Case III. $f(0)\ne0$, $g(0)\ne0$, $\lambda f(0)\ne1$ and $\lambda g(0)\ne1$. From setting $x=0,y=0$ we get $$\lambda = \frac{1}{f(0)}+\frac{1}{g(0)}$$ Set $y=0$ and the equation becomes $$f(x)+g(x)=\lambda g(x)f(0) \\ \therefore\:f(x)=g(x)(\lambda f(0)-1) \\ =g(x) \frac{f(0)}{g(0)}$$ Similarly setting $x=0$ yields $$g(-y)=f(y)(\lambda g(0)-1) \\ \therefore\:g(x)=f(-x)(\lambda g(0)-1) \\ =f(-x)\frac{g(0)}{f(0)}$$ Combining the above two equations yields $$f(x)=f(-x)$$ The original equation then becomes $$f(x+y)+f(x-y)\frac{g(0)}{f(0)}=\lambda f(x)\frac{g(0)}{f(0)}f(y)$$ Replacing $y$ by $-y$ we get $$f(x-y)+f(x+y)\frac{g(0)}{f(0)}=\lambda f(x)\frac{g(0)}{f(0)}f(y)$$ This implies that either $f(0)=g(0)$ or $f(x+y)=f(x-y)$. The second scenario results in $f(x)=g(x)=2/\lambda$. If $f(0)=g(0)$ the equation reduces to $$f(x-y)+f(x+y)=\lambda f(x)f(y)$$ The only way to satisfy this is if $f(x)=\text{a constant}$. Hence in this case too $f(x)=g(x)=2/\lambda$.

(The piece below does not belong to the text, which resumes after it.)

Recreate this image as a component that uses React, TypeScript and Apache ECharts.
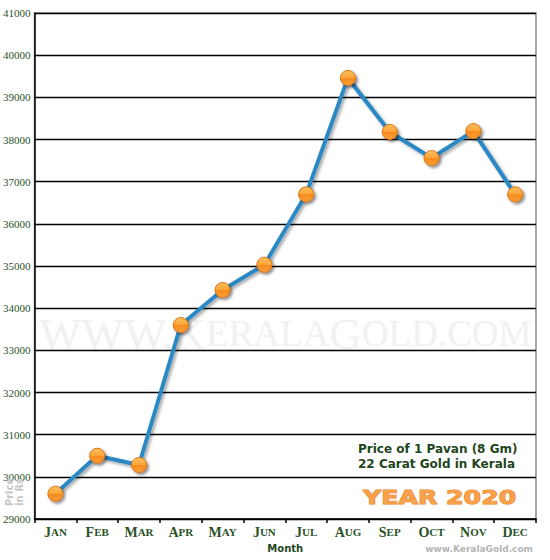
import React, { useEffect, useRef } from "react";
import * as echarts from "echarts";

const months = ["JAN", "FEB", "MAR", "APR", "MAY", "JUN", "JUL", "AUG", "SEP", "OCT", "NOV", "DEC"];
const prices = [29600, 30500, 30280, 33600, 34430, 35030, 36700, 39460, 38180, 37560, 38200, 36700];
const yMin = 29000;
const yMax = 41000;
const yStep = 1000;
const legendLines = ["Price of 1 Pavan (8 Gm)", "22 Carat Gold in Kerala"];
const yearText = "YEAR 2020";
const axisTitleX = "Month";
const axisTitleY = "Price\nin Rs";
const siteText = "www.KeralaGold.com";

const green = "#2a5227";
const serif = '"Liberation Serif", "Times New Roman", serif';
const sans = '"DejaVu Sans", Verdana, sans-serif';

export default function App() {
  const ref = useRef<HTMLDivElement>(null);
  useEffect(() => {
    document.body.style.margin = "0";
    const chart = echarts.init(ref.current!, null, { renderer: "svg" });
    const markerFill = {
      type: "linear", x: 0, y: 0, x2: 0, y2: 1,
      colorStops: [
        { offset: 0, color: "#ffbf5e" },
        { offset: 0.48, color: "#ffa63a" },
        { offset: 0.52, color: "#f78b1c" },
        { offset: 1, color: "#f9a03c" },
      ],
    };
    chart.setOption({
      animation: false,
      backgroundColor: "#ffffff",
      grid: { left: 34, right: 14, top: 13, bottom: 41, show: true, borderColor: "#8a8a8a", borderWidth: 1.5 },
      xAxis: {
        type: "category",
        data: months,
        boundaryGap: true,
        axisLine: { lineStyle: { color: "#000", width: 1.5 } },
        axisTick: { show: true, length: 4, lineStyle: { color: "#000", width: 1.5 } },
        axisLabel: {
          interval: 0,
          margin: 6,
          formatter: (v: string) => `{b|${v[0]}}{s|${v.slice(1)}}`,
          rich: {
            b: { fontFamily: serif, fontWeight: "bold", fontSize: 14, color: green },
            s: { fontFamily: serif, fontWeight: "bold", fontSize: 11, color: green },
          },
        },
        name: axisTitleX,
        nameLocation: "middle",
        nameGap: 23,
        nameTextStyle: { fontFamily: sans, fontWeight: "bold", fontSize: 10, color: "#1e4620" },
      },
      yAxis: {
        type: "value",
        min: yMin,
        max: yMax,
        interval: yStep,
        axisLine: { show: true, lineStyle: { color: "#000", width: 1.5 } },
        axisTick: { show: false },
        axisLabel: { margin: 4, fontFamily: serif, fontSize: 11, color: green, formatter: (v: number) => String(v) },
        splitLine: { show: true, lineStyle: { color: "#000", width: 1.3 } },
      },
      graphic: [
        {
          type: "text",
          x: 39,
          y: 311,
          z: 0,
          silent: true,
          style: {
            text: "{b|WWW.K}{s|ERALA}{b|G}{s|OLD.COM}",
            rich: {
              b: { fontFamily: serif, fontSize: 45, fill: "#f1f1f1" },
              s: { fontFamily: serif, fontSize: 37, fill: "#f1f1f1" },
            },
            verticalAlign: "top",
          },
        },
        {
          type: "text",
          x: 358,
          y: 441,
          z: 10,
          style: {
            text: legendLines.join("\n"),
            font: `bold 12px ${sans}`,
            fill: "#1e4620",
            lineHeight: 15,
          },
        },
        {
          type: "text",
          x: 363,
          y: 487,
          scaleX: 1.26,
          z: 10,
          style: {
            text: yearText,
            font: `bold 20px ${sans}`,
            fill: "#f9a04a",
            stroke: "#e8801c",
            lineWidth: 1,
          },
        },
        {
          type: "text",
          x: 14,
          y: 492,
          rotation: Math.PI / 2,
          z: 10,
          style: {
            text: axisTitleY,
            font: `bold 10px ${sans}`,
            fill: "#c6c6c6",
            align: "center",
            verticalAlign: "middle",
            lineHeight: 10,
          },
        },
        {
          type: "text",
          x: 533,
          y: 549,
          z: 10,
          style: {
            text: siteText,
            font: `bold 9px ${sans}`,
            fill: "#b4b4b4",
            align: "right",
            verticalAlign: "middle",
          },
        },
      ],
      series: [
        {
          type: "line",
          data: prices,
          z: 5,
          symbol: "circle",
          symbolSize: 15,
          lineStyle: {
            color: "#2a88c4",
            width: 4,
            shadowColor: "rgba(0,0,0,0.35)",
            shadowBlur: 3,
            shadowOffsetX: 2,
            shadowOffsetY: 2,
          },
          itemStyle: {
            color: markerFill,
            borderColor: "#dd740f",
            borderWidth: 1,
            shadowColor: "rgba(0,0,0,0.45)",
            shadowBlur: 3,
            shadowOffsetX: 2,
            shadowOffsetY: 2,
          },
        },
      ],
    });
    return () => chart.dispose();
  }, []);
  return <div ref={ref} style={{ width: 550, height: 560 }} />;
}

• How did you conclude $f(x)=ca^x$ from $f(2x)=-\lambda f(x)^2$? – Mohsen Shahriari Dec 2 '15 at 12:34
• $f(x)=\frac2\lambda\cos(ax)$ and $f(x)=\frac2\lambda\cosh(ax)$ satisfy $f(x+y)+f(x-y)=\lambda f(x)f(y)$. – Mohsen Shahriari Dec 2 '15 at 12:38

Few suggestions that I haven't worked out completely, but in a sketch looked promising:

Use $x=0$ to find $f(y) = ...$ in terms of $g(y), \lambda, g(0)$. $(1)$

Use $y=0$ to find another $f(x) = ...$. $(2)$

With just renaming the parameters from both equations, you could get a formula for $g(x)$.

Or you could replace $f(x)$ in your equation with the result of $(1)$ or $(2)$.